The 7 Habits of Highly Effective People was an easy second choice for our virtual book club (The VBC). Both Tiffany and I have been told by friends, family and co-workers that it is a must read. So, we took their advice and here’s what we thought.
Overall Pop Rating (1 to 5 stars, more stars the better we thought it popped!)
B: 4.25. I think I am in the right place in my life to have read this book for the first time. Many of his messages resonated with me, and have inspired me to take different approaches to certain current situations, as well as make some changes I am honestly excited to make. There is so much wisdom in these pages I think I spent just as much time underlying as I did reading. This won’t be my last time reading this book.
T: 3.5. There were some concepts that really struck me in this book that I even highlighted and took notes on! I love that it puts the responsibility on you to have a happy and successful life. I only rated it a 3.5 though because I felt it was too dense and a bit too “textbook” for my liking. You have to really commit to getting through this one.
Why were you drawn to read this book?
B: Various people have mentioned it to me over the years, including my mom and Tiffany. This just seemed like the perfect time to read it.
T: I had heard about it multiple times, including from one of my favorite people online, Jess Lively. With taking on a ton at work this year, I am even more interested in how to be more “effective” for both work and life in general so this was right up my alley.
What is one thing that you will take away from this book?
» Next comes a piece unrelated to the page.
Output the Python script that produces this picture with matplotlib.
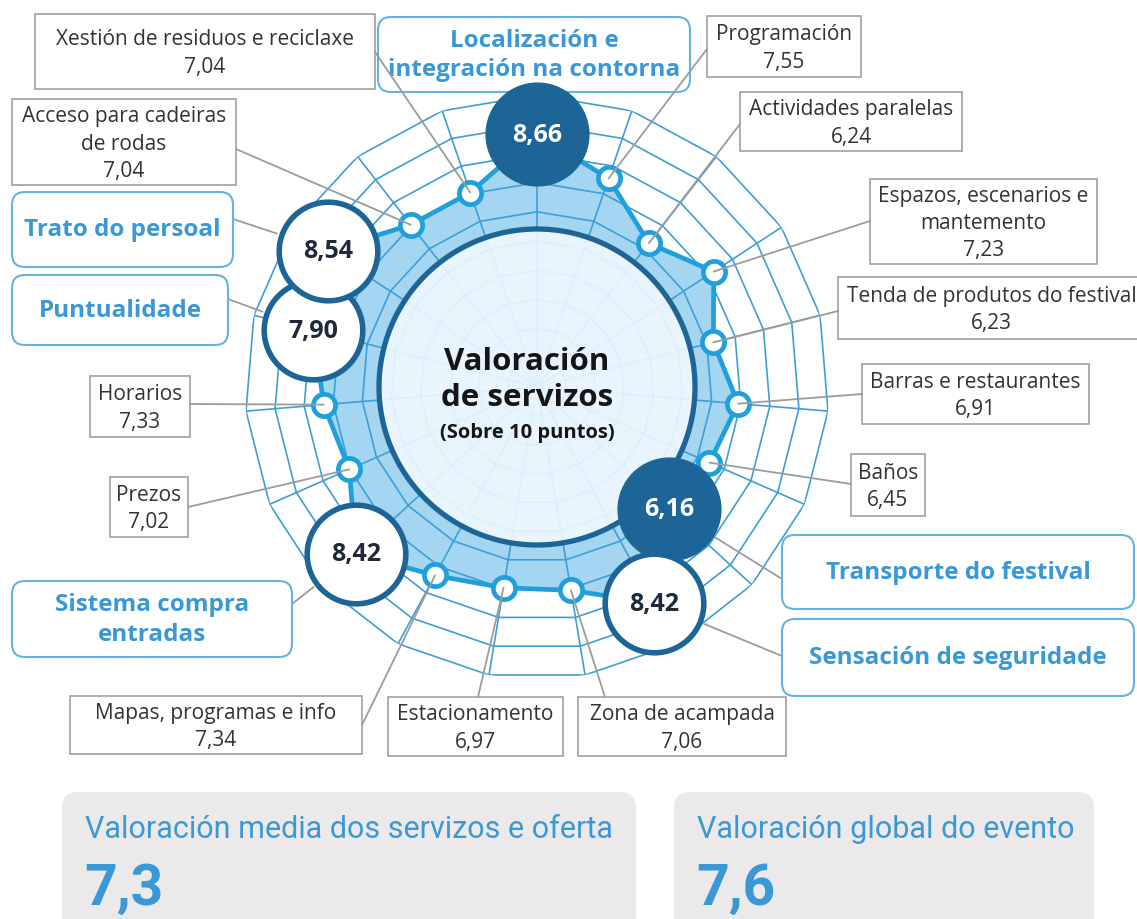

B: One thing?!? It is so hard for me to choose! But since I must, it would be the way he discusses the balance between P/PC, where “P stands for the production of desired results”… and “PC stands for production capability, the ability or asset that produces”. Throughout the book there are various examples of how to ensure the balance is maintained, and perhaps the one that hit home is around employees/co-workers. As a manager I am constantly thinking of ways to support and promote my team, and keeping this balance in mind will help me where I have fallen short in the past.
T: The one quote from the book that I’ve been thinking about over and over since I read it is “Management is doing things right; leadership is doing the right things.” For me, it was an Oprah aha! moment. I want to make sure I am in control and doing things that actually matter not just managing well what is put in front of me. And, I’m cheating since it’s supposed to be one thing, but I also liked this quote on daily planning/scheduling, “The key is not to prioritize what’s on your schedule, but to schedule your priorities.” The idea is that your schedule shouldn’t run you. You should be running your schedule and making sure you have time for the really important stuff. If you let your schedule get filled up with other people’s meetings, you are letting your schedule run you and not the other way around.
Who would you recommend this book to?
B: Someone who is interested in diving deeper into self exploration. The book requires an open mind so that you can hear a different point of view, and assess if it is right for you. I’d also recommend it for any manager or anyone who thinks they want to manage others.
T: I would recommend it to someone who is really serious about making changes to your perspective and how you get things done. This isn’t a breeze to read and will take some real work to follow the “Habits” so I’d recommend it to anyone who is really ready to tackle these things.
B: P.S. My husband had an interesting take on the book when he read it that I wanted to share. He feels that anyone type A will love it, but that anyone type B will enjoy it but feel that some of the habits aren’t possible for them. He says type B people need their own book, but that no one type B will write it, because they are type B. Anyone else type B out there that would agree or disagree?